Low car diet becomes lifestyle for couple

SAN FRANCISCO Need a car? Suzanne Henricksen and her husband Christian are selling their two-year-old Nissan Altima.

"Since he's the only one who really uses the car, I've been pushing to sell it for a little while. Do we really need it? Let's really think about it. Is it a nicety versus do we really have to be using it?" said Suzanne Henricksen.

After putting themselves on a low car diet the answer appears to be no.

In late July, the Henricksens were among 20 San Franciscans who gave up their car keys for a month as part of a pilot project to see how lifestyle changes could reduce a persons' carbon footprint. Rather than drive, participants agreed to bike, take public transit like Muni or BART, or walk.

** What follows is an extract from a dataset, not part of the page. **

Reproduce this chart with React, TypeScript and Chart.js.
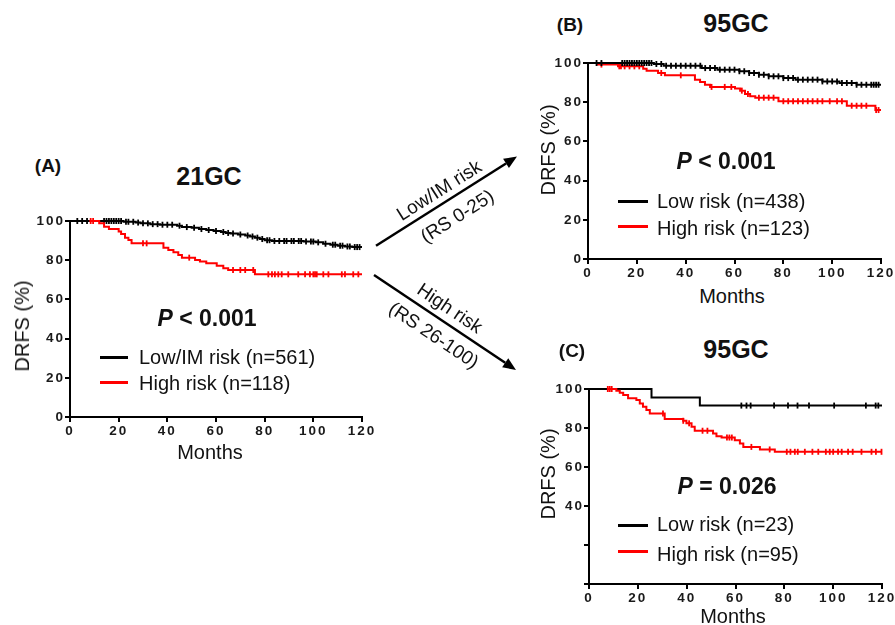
import React, { useEffect, useRef } from 'react';
import { Chart, registerables } from 'chart.js';

Chart.register(...registerables);

const FONT = '"Liberation Sans", Arial, Helvetica, sans-serif';
const BLACK = '#000000';
const RED = '#ff0000';

// ---------- Panel A (21GC) ----------
const aLowTimes = [0, 22, 27, 29, 33, 37, 44, 46, 50, 53, 56, 59, 62, 64, 66, 69, 72, 74, 76, 78, 80, 83, 96, 101, 104, 107, 110, 113, 116, 120];
const aLowSurv = [100, 99.6, 99.2, 98.8, 98.4, 98.1, 97.6, 96.9, 96.5, 95.9, 95.4, 94.9, 94.4, 93.9, 93.6, 93.1, 92.6, 92.1, 91.5, 90.8, 90.2, 89.8, 89.5, 89.1, 88.4, 87.9, 87.4, 87.0, 86.7, 86.7];
const aLowCensor = [3, 5, 7, 14, 15, 16, 17, 18, 19, 20, 21, 23, 24, 26, 28, 30, 32, 34, 36, 38, 40, 42, 45, 48, 51, 54, 57, 60, 63, 65, 67, 70, 73, 75, 77, 79, 81, 82, 84, 86, 88, 89, 91, 92, 94, 95, 97, 99, 100, 102, 105, 108, 109, 111, 112, 114, 115, 117, 118, 119];

const aHighTimes = [8, 12, 14, 16, 20, 21, 22.6, 24, 25.3, 38.4, 40.4, 42.5, 44.5, 46, 51.4, 53.4, 56, 60.3, 63, 65, 76, 120];
const aHighSurv = [100, 98.8, 97.1, 95.9, 94.6, 93.4, 91.5, 90.3, 88.6, 86.4, 85.2, 84, 82.7, 81.3, 80.1, 79.3, 78.4, 77.2, 75.9, 75, 72.8, 72.8];
const aHighCensor = [8.5, 9.5, 30, 31.5, 49, 67, 70, 72, 75.3, 81.5, 83, 84.2, 85.6, 87, 89.7, 93.8, 96.6, 98.6, 100, 100.7, 101.4, 104.1, 106.2, 111.7, 113, 116.4, 118.5];

// ---------- Panel B (95GC, Low/IM by 21GC) ----------
const bLowTimes = [0, 27, 31, 46.6, 53, 62, 66, 70, 74, 80, 85, 96, 103, 110, 120];
const bLowSurv = [100, 99.5, 98.6, 97.4, 96.6, 95.8, 94.9, 94.0, 93.2, 92.3, 91.5, 90.6, 89.8, 88.9, 88.9];
const bLowCensor = [3.5, 5.5, 14, 15, 16, 17, 18, 19, 20, 21, 22, 23, 24, 25, 26, 28, 30, 32, 34, 36, 38, 40, 42, 44, 46, 48, 50, 52, 54, 56, 58, 60, 62, 64, 66, 68, 70, 72, 74, 76, 78, 80, 82, 84, 86, 88, 90, 92, 94, 96, 98, 100, 102, 104, 106, 108, 110, 112, 114, 116, 117, 118, 119];

const bHighTimes = [0, 4, 12.3, 22.6, 24, 28.7, 31.5, 43.8, 45.9, 47.9, 50, 60.2, 62.3, 64.3, 66.4, 68.5, 78, 106, 117.7, 120];
const bHighSurv = [100, 99.2, 98.3, 97.1, 96, 94.9, 93.7, 91.5, 90.3, 88.9, 87.8, 87, 85.9, 84.2, 83, 82.3, 80.5, 78.2, 76, 76];
const bHighCensor = [5.5, 12.8, 13.5, 15, 17, 19, 21, 30, 38, 50.6, 56, 58.7, 63, 65.5, 70, 72, 74, 76, 80, 82, 84, 86, 88, 90, 92, 94, 96, 99, 102, 104, 108, 110, 112, 114, 118, 119];

// ---------- Panel C (95GC, High by 21GC) ----------
const cLowTimes = [0, 25.6, 45.4, 120];
const cLowSurv = [100, 95.7, 91.5, 91.5];
const cLowCensor = [62.4, 64.5, 66.2, 75.8, 81.5, 85.4, 90.1, 100.4, 113.4, 117.4, 118.5];

const cHighTimes = [7.7, 11.2, 12.6, 14, 16, 19.4, 20.8, 22.1, 23.5, 24.9, 31, 38.6, 39.9, 42, 43.3, 50.8, 52.2, 54.3, 59.7, 61.8, 63.2, 70, 76.1, 120];
const cHighSurv = [100, 99.1, 98.1, 96.9, 95.2, 94.4, 92.6, 90.9, 89.2, 87.5, 84.6, 83.7, 82.4, 80.7, 78.6, 77.2, 75.8, 75.1, 73.7, 72, 70.3, 69, 67.8, 67.8];
const cHighCensor = [7.7, 8.5, 9.3, 30.3, 38.6, 41, 46.5, 48.5, 56.5, 57.5, 58.5, 66.5, 74, 81, 82.5, 84.3, 85.5, 88.4, 91.5, 93.9, 97, 98.6, 100, 102, 103.5, 106.1, 108, 111.6, 115.7, 117.5, 119.8];

// axis ranges
const X_MIN = 0, X_MAX = 120, X_STEP = 20;
const Y_MIN = 0, Y_MAX = 100, Y_STEP = 20;

type Curve = { times: number[]; surv: number[]; censor: number[]; color: string };

function survAt(times: number[], surv: number[], t: number) {
  let v = surv[0];
  for (let i = 0; i < times.length; i++) {
    if (times[i] <= t) v = surv[i];
    else break;
  }
  return v;
}

function buildDatasets(curves: Curve[]) {
  // first curve is drawn on top
  const ds: any[] = [];
  curves.forEach((c) => {
    ds.push({
      type: 'scatter',
      data: c.censor.map((t) => ({ x: t, y: survAt(c.times, c.surv, t) })),
      pointStyle: 'line',
      pointRotation: 90,
      pointRadius: 3,
      pointHoverRadius: 3,
      pointBorderColor: c.color,
      pointBackgroundColor: c.color,
      pointBorderWidth: 1.8,
      showLine: false,
      clip: false,
    });
    ds.push({
      type: 'line',
      data: c.times.map((t, i) => ({ x: t, y: c.surv[i] })),
      stepped: true,
      borderColor: c.color,
      borderWidth: 2,
      pointRadius: 0,
      pointHoverRadius: 0,
      fill: false,
      clip: false,
    });
  });
  return ds;
}

const TICK_FONT = { family: FONT, size: 13.5, weight: 'bold' as const };

function axisOpts(min: number, max: number, step: number, size: number, isY: boolean, labelMin?: number) {
  return {
    type: 'linear' as const,
    min,
    max,
    ticks: {
      stepSize: step,
      color: '#1a1a1a',
      font: TICK_FONT,
      padding: isY ? 0 : 1,
      maxRotation: 0,
      autoSkip: false,
      callback: (v: any) => (labelMin !== undefined && Number(v) < labelMin ? '' : String(v)),
    },
    grid: { drawOnChartArea: false, drawTicks: true, tickLength: 5, color: '#000', lineWidth: 2 },
    border: { display: true, color: '#000', width: 2 },
    afterFit: (s: any) => {
      if (isY) s.width = size;
      else s.height = size;
    },
  };
}

const spacingPlugin = {
  id: 'tickSpacing',
  beforeDraw(chart: any) {
    chart.ctx.letterSpacing = '2px';
  },
  afterDraw(chart: any) {
    chart.ctx.letterSpacing = '0px';
  },
};

type PanelProps = {
  left: number;
  top: number;
  plotW: number;
  plotH: number;
  yW: number;
  xH: number;
  padTop: number;
  padR: number;
  curves: Curve[];
  yLabelMin?: number;
};

function KMPanel(p: PanelProps) {
  const ref = useRef<HTMLCanvasElement | null>(null);
  const width = p.yW + p.plotW + p.padR;
  const height = p.padTop + p.plotH + p.xH;
  useEffect(() => {
    if (!ref.current) return;
    const chart = new Chart(ref.current, {
      type: 'scatter',
      data: { datasets: buildDatasets(p.curves) },
      options: {
        responsive: false,
        animation: false,
        events: [],
        layout: { padding: { top: p.padTop, right: p.padR, left: 0, bottom: 0 } },
        plugins: { legend: { display: false }, tooltip: { enabled: false }, title: { display: false } },
        scales: {
          x: axisOpts(X_MIN, X_MAX, X_STEP, p.xH, false),
          y: axisOpts(Y_MIN, Y_MAX, Y_STEP, p.yW, true, p.yLabelMin),
        },
      } as any,
      plugins: [spacingPlugin],
    });
    return () => chart.destroy();
  }, []);
  return (
    <canvas
      ref={ref}
      width={width}
      height={height}
      style={{ position: 'absolute', left: p.left, top: p.top, width, height }}
    />
  );
}

type TProps = {
  x: number;
  y: number;
  size?: number;
  bold?: boolean;
  rot?: number;
  align?: 'center' | 'left';
  children: React.ReactNode;
};

function T({ x, y, size = 20, bold = false, rot = 0, align = 'center', children }: TProps) {
  const tx = align === 'center' ? '-50%' : '0';
  return (
    <div
      style={{
        position: 'absolute',
        left: x,
        top: y,
        transform: `translate(${tx}, -50%) rotate(${rot}deg)`,
        transformOrigin: align === 'center' ? '50% 50%' : '0 50%',
        fontFamily: FONT,
        fontSize: size,
        fontWeight: bold ? 700 : 400,
        lineHeight: 1,
        whiteSpace: 'nowrap',
        color: '#111',
      }}
    >
      {children}
    </div>
  );
}

function Swatch({ x1, x2, y, color }: { x1: number; x2: number; y: number; color: string }) {
  return (
    <div style={{ position: 'absolute', left: x1, top: y - 1.5, width: x2 - x1, height: 3, background: color }} />
  );
}

function Arrow({ x1, y1, x2, y2 }: { x1: number; y1: number; x2: number; y2: number }) {
  const ang = Math.atan2(y2 - y1, x2 - x1);
  const L = 13;
  const W = 5.5;
  const bx = x2 - L * Math.cos(ang);
  const by = y2 - L * Math.sin(ang);
  const px = -Math.sin(ang) * W;
  const py = Math.cos(ang) * W;
  return (
    <g>
      <line x1={x1} y1={y1} x2={bx} y2={by} stroke="#000" strokeWidth={2.5} />
      <polygon points={`${x2},${y2} ${bx + px},${by + py} ${bx - px},${by - py}`} fill="#000" />
    </g>
  );
}

export default function App() {
  return (
    <div style={{ position: 'absolute', left: 0, top: 0, width: 895, height: 625, background: '#fff', overflow: 'hidden' }}>
      {/* Panel A */}
      <KMPanel
        left={30}
        top={211}
        plotW={292}
        plotH={196}
        yW={40}
        xH={25}
        padTop={10}
        padR={20}
        curves={[
          { times: aHighTimes, surv: aHighSurv, censor: aHighCensor, color: RED },
          { times: aLowTimes, surv: aLowSurv, censor: aLowCensor, color: BLACK },
        ]}
      />
      {/* Panel B */}
      <KMPanel
        left={548}
        top={53}
        plotW={293}
        plotH={196}
        yW={40}
        xH={25}
        padTop={10}
        padR={14}
        curves={[
          { times: bLowTimes, surv: bLowSurv, censor: bLowCensor, color: BLACK },
          { times: bHighTimes, surv: bHighSurv, censor: bHighCensor, color: RED },
        ]}
      />
      {/* Panel C */}
      <KMPanel
        left={549}
        top={379}
        plotW={293}
        plotH={195}
        yW={40}
        xH={25}
        padTop={10}
        padR={13}
        yLabelMin={40}
        curves={[
          { times: cHighTimes, surv: cHighSurv, censor: cHighCensor, color: RED },
          { times: cLowTimes, surv: cLowSurv, censor: cLowCensor, color: BLACK },
        ]}
      />

      {/* Panel A texts */}
      <T x={48} y={165} size={19} bold>(A)</T>
      <T x={209} y={176} size={25} bold>21GC</T>
      <T x={207} y={318} size={23} bold><i>P</i> &lt; 0.001</T>
      <Swatch x1={100} x2={128} y={357.5} color={BLACK} />
      <T x={139} y={357} align="left">Low/IM risk (n=561)</T>
      <Swatch x1={100} x2={128} y={382.5} color={RED} />
      <T x={139} y={383} align="left">High risk (n=118)</T>
      <T x={22} y={326} rot={-90}>DRFS (%)</T>
      <T x={210} y={452}>Months</T>

      {/* Panel B texts */}
      <T x={570} y={24} size={19} bold>(B)</T>
      <T x={736} y={23} size={25} bold>95GC</T>
      <T x={726} y={161} size={23} bold><i>P</i> &lt; 0.001</T>
      <Swatch x1={618} x2={648} y={201.5} color={BLACK} />
      <T x={657} y={201} align="left">Low risk (n=438)</T>
      <Swatch x1={618} x2={648} y={226.5} color={RED} />
      <T x={657} y={228} align="left">High risk (n=123)</T>
      <T x={548} y={150} rot={-90}>DRFS (%)</T>
      <T x={732} y={296}>Months</T>

      {/* Panel C texts */}
      <T x={572} y={350} size={19} bold>(C)</T>
      <T x={736} y={349} size={25} bold>95GC</T>
      <T x={727} y={486} size={23} bold><i>P</i> = 0.026</T>
      <Swatch x1={618} x2={648} y={525} color={BLACK} />
      <T x={657} y={524} align="left">Low risk (n=23)</T>
      <Swatch x1={618} x2={648} y={551} color={RED} />
      <T x={657} y={554} align="left">High risk (n=95)</T>
      <T x={548} y={474} rot={-90}>DRFS (%)</T>
      <T x={733} y={616}>Months</T>

      {/* Arrows */}
      <svg width={895} height={625} style={{ position: 'absolute', left: 0, top: 0, pointerEvents: 'none' }}>
        <Arrow x1={376} y1={245.7} x2={517} y2={156.5} />
        <Arrow x1={374} y1={275} x2={516} y2={370} />
      </svg>
      <T x={439} y={190} size={19} rot={-32.3}>Low/IM risk</T>
      <T x={457} y={216} size={19} rot={-32.3}>(RS 0-25)</T>
      <T x={450} y={308} size={19} rot={33.8}>High risk</T>
      <T x={434} y={335} size={19} rot={33.8}>(RS 26-100)</T>
    </div>
  );
}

If they couldn't avoid driving, they agreed to use the car-sharing service Zipcar - which helped sponsor the program. It wasn't easy at first. Especially since Christian tore his achilles tendon two months ago playing basketball.

"I've spent most of my life having a car of some sort, so I've lived in the suburbs in various areas and I've always driven. I'm very much a part of the car culture," said Christian Henricksen.

But it was rewarding. The couple found the joys of shopping at local markets instead one big trip to the grocery store. The Henricksens also figured out how much money they could save without a car or car payment.

"Owning a car in the city is close to $500 a month maybe more," said Christian Henricksen.

"If you're not using it, it's crazy to take up a parking spot, use up the gas, the emissions you know," said Suzanne Henricksen.

The Henricksen's figure between public transit and a $75 dollar monthly Zipcar fee, they now spend closer to $250 per month on transportation. That makes their car expendable. Their new lifestyle means getting around takes a little planning now. But, they say it's worth it.

"It makes you think outside the box on how you're going to get somewhere," said Christian Henricksen.

"When the time comes for us to have kids, we want to be leading by example of how to leave the least amount of impact behind, and how to care for the earth and leave things for future generations," said Suzanne Henricksen.

Not everybody who took part in the diet is permanently leaving the car behind. But, everyone learned that having a car is important, though not a necessity. Still, the Henricksens admit is easier to do what they did in the middle of a big city where many things are within walking distance. The suburbs might be a different story.